Berliner Zeitung, 18. August 2011 
Ann-Christine Mecke
Konzert, Berlin, Waldbühne, 16. August 2011
Gipfeltreffen der Routine
 
Anna Netrebko, Jonas Kaufmann und Erwin Schrott in der Waldbühne
 
Natürlich singen sie gut. Anna Netrebkos Sopran ist noch immer von klinischer Sauberkeit, Jonas Kaufmanns Tenor strahlend, satt und facettenreich, Erwin Schrotts Bassbariton souverän. Dass der Applaus im ersten Teil des Waldbühnen-Konzerts "Gipfeltreffen der Stars" trotzdem eher höflich als enthusiastisch ausfiel, hatte wohl mit dem Programm zu tun, das sich die Hits und zugkräftigen Nummern für die zweite Hälfte aufsparte - um auch dann noch damit zu geizen.

Vor allem Netrebko blieb gesanglich mit vorwiegend langsamen Nummern in ihrer Komfortzone, wo sie sich mit ihrem perfekten Ton phasenweise sogar selbst zu langweilen schien.
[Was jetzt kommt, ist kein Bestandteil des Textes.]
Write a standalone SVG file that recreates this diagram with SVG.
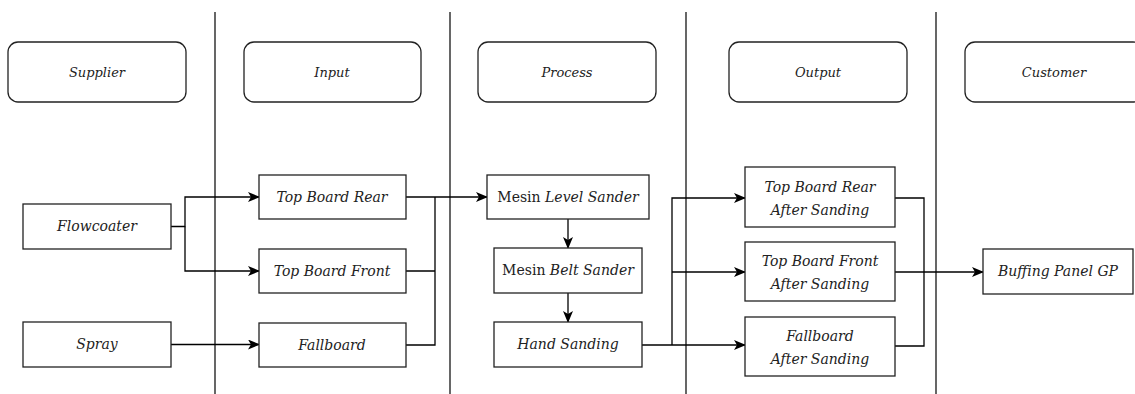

Im sonst von Puccini und Verdi dominierten Programm hatte Bassbariton Schrott naturgemäß einen schweren Stand, er verlegte sich auf südamerikanisches und spanisches Repertoire.

Allein Jonas Kaufmann gab mit Puccinis "Addio alla madre" und Richard Taubers "Du bist die Welt für mich" dem Operngala-Affen so richtig Zucker. Etwas mehr Risiko, etwas mehr ausgestellte Virtuosität, ja: etwas mehr Gala hätte man sich für das "Gipfeltreffen der Stars" schon gewünscht.

Hinter dem geübten Charme der drei Solisten schimmerte die berechnende Haltung durch, dass ihr routinierter Gesang schon reichen würde, ein Freiluftkonzert zum "Konzert des Jahres" zu adeln: Netrebko und ihr Lebensgefährte Schrott ließen sich ungeniert Notenständer aufbauen, als wäre Auswendigsingen etwas für Anfänger im Operngala-Business, und nach je einer Zugabe war Schluss - obwohl sich das Publikum nach "O, mio bambino caro" und "Freunde, das Leben ist lebenswert" endlich so enthusiasmiert wiederfand, wie man es bei diesen Kartenpreisen wohl erwarten kann: Zwischen 50 und 270 Euro kostete eine Karte für das Gipfeltreffen, in der VIP-Kategorie sogar unglaubliche 410 Euro. Die Waldbühne war trotzdem voll.

Das ZDF kam mit Markus Lanz und ganz vielen ferngesteuerten Kameras. Auch die Programm-Hochglanzbroschüre, für acht Euro käuflich zu erwerben, machte mit einer bisher noch nicht erlebten Superlativ-Dichte deutlich, dass an diesem Abend das Bekannteste und Bedeutendste von den Berühmtesten und Renommiertesten zu hören war. Das Publikum schien zufrieden. Die Rechnung ist aufgegangen.